WORK TO DO: Your task is to retype the lines from the opening of the material through the line that includes "ax2 = fig.add_axes([627/1051, 36/412, 419/1051, 356/412])". Do not copy the pictures.

DATA PROVIDED:

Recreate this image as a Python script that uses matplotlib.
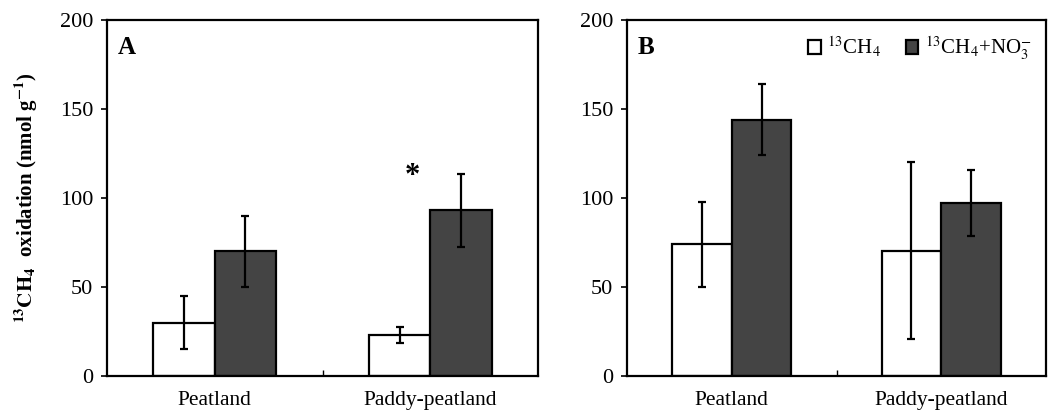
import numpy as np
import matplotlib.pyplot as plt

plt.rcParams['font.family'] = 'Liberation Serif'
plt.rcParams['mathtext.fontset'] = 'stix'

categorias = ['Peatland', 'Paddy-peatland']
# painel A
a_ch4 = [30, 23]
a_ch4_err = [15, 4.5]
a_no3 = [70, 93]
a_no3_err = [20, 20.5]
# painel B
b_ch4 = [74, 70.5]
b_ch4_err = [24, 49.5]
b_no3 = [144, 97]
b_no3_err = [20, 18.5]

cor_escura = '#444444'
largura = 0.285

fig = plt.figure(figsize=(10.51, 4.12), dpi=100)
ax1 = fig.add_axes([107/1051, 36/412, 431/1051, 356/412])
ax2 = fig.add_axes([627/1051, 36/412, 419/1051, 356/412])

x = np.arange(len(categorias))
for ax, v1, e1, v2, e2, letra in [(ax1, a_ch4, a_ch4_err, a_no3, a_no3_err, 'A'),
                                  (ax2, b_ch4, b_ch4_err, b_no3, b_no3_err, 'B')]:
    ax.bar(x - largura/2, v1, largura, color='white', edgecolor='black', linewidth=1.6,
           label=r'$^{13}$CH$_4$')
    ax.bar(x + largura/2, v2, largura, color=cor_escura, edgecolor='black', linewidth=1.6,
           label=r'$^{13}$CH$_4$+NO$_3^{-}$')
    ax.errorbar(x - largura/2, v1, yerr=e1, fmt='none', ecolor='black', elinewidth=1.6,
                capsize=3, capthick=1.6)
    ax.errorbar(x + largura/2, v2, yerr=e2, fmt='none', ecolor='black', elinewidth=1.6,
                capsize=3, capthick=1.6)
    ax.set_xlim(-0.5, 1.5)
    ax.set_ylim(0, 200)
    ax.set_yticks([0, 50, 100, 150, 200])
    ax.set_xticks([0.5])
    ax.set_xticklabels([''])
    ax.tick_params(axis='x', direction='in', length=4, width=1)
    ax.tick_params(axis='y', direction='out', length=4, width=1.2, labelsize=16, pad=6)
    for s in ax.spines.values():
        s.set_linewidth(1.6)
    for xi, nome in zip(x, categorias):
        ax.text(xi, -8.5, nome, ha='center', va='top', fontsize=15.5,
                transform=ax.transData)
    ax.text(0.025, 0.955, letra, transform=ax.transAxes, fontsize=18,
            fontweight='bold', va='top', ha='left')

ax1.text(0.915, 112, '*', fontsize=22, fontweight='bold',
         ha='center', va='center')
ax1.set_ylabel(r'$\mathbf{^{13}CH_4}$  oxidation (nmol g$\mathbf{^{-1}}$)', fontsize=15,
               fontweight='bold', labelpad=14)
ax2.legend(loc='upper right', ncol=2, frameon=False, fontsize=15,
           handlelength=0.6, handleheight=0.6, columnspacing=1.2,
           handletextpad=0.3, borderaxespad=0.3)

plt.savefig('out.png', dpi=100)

TASK RESPONSE:
Recreate this image as a Python script that uses matplotlib.
import numpy as np
import matplotlib.pyplot as plt

plt.rcParams['font.family'] = 'Liberation Serif'
plt.rcParams['mathtext.fontset'] = 'stix'

categorias = ['Peatland', 'Paddy-peatland']
# painel A
a_ch4 = [30, 23]
a_ch4_err = [15, 4.5]
a_no3 = [70, 93]
a_no3_err = [20, 20.5]
# painel B
b_ch4 = [74, 70.5]
b_ch4_err = [24, 49.5]
b_no3 = [144, 97]
b_no3_err = [20, 18.5]

cor_escura = '#444444'
largura = 0.285

fig = plt.figure(figsize=(10.51, 4.12), dpi=100)
ax1 = fig.add_axes([107/1051, 36/412, 431/1051, 356/412])
ax2 = fig.add_axes([627/1051, 36/412, 419/1051, 356/412])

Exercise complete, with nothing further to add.